Trade in services accounts for roughly 40 per cent of UK exports to the EU and includes industries such as financial services, accountancy and the legal profession.


Sadiq will highlight to MPs an EY report on foreign investment flows published earlier this month that showed Brexit is already damaging the UK’s economy, after the UK’s attractiveness as a destination for foreign direct investment (FDI) fell to third place in investor ratings, behind Germany in first and France in second.


Service industries account for 92 per cent of London’s economy, but they are also vitally important to towns and cities across Britain. The service sector accounts for around 82 per cent of Birmingham’s economy, 83 per cent in Leeds, 92 per cent in Manchester and 91 per cent in Edinburgh.


He will also echo former chairman of the City of London Corporation Mark Boleat, who said in a speech at the Cass Business School recently that, although the City would not die as the financial capital of Europe, it would be damaged by Brexit.


The Government’s recent proposals for a Brexit backstop agreement, to be used if the new UK/EU trading regime isn’t in place in time, focus solely on goods and make no allowances to protect the UK’s services exports.


Speaking ahead of his appearance at the Committee, the Mayor of London Sadiq Khan, said: “The United Kingdom has a vibrant services industry responsible for employing more than 20 million people across the country.


“Any deal struck by the Government that focuses just on goods, at the expense of services, could seriously damage our economy. The Government’s current approach is further evidence, as if we even needed it, that the Prime Minister has her priorities all wrong.


London is unquestionably the best place in the world to do business. The city is built on strong foundations of innovation, entrepreneurship, creativity and a world-class financial hub - and that is not going to change. 


“But we are already seeing major banks establishing subsidiaries in other EU countries, or moving part of their business out of the capital because EU law requires them to be legally compliant from the day the UK leaves the European Union.


“If the Government does not change its approach and strike a deal that secures access to the Single Market for services, this trend will only continue.

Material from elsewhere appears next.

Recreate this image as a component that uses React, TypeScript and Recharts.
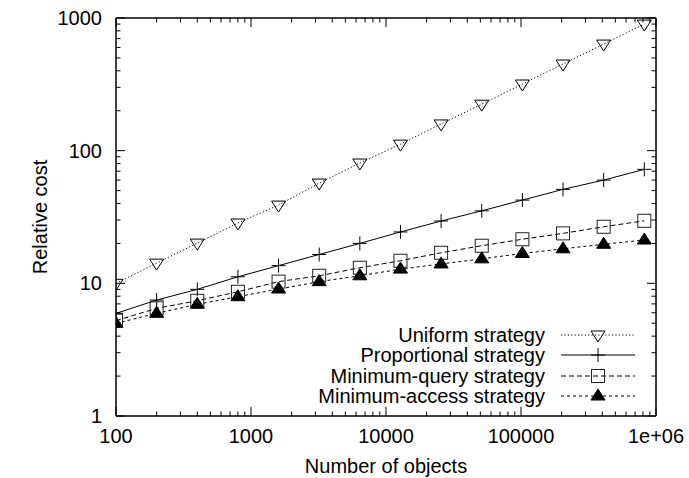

The result will be fewer jobs, less investment and less prosperity the length and breadth of the country.”


EY’s 2018 UK Attractiveness Report revealed that the UK attracted six per cent more FDI projects in 2017 compared to 2016, but in a European market growing at 10 per cent annually its market share fell for the second successive year.


The UK’s attractiveness fell to third place in investor ratings, behind Germany in first and France in second, which has seen a 31 per cent surge in FDI projects. 


It also showed that investor concerns over Brexit led to a decline in financial services, business services and HQ investments into the UK - against an expanding European market.


Nevertheless, there was a rise of 34 per cent in digital projects in London, giving the city almost a fifth of the European market and nearly two-thirds of all UK digital projects.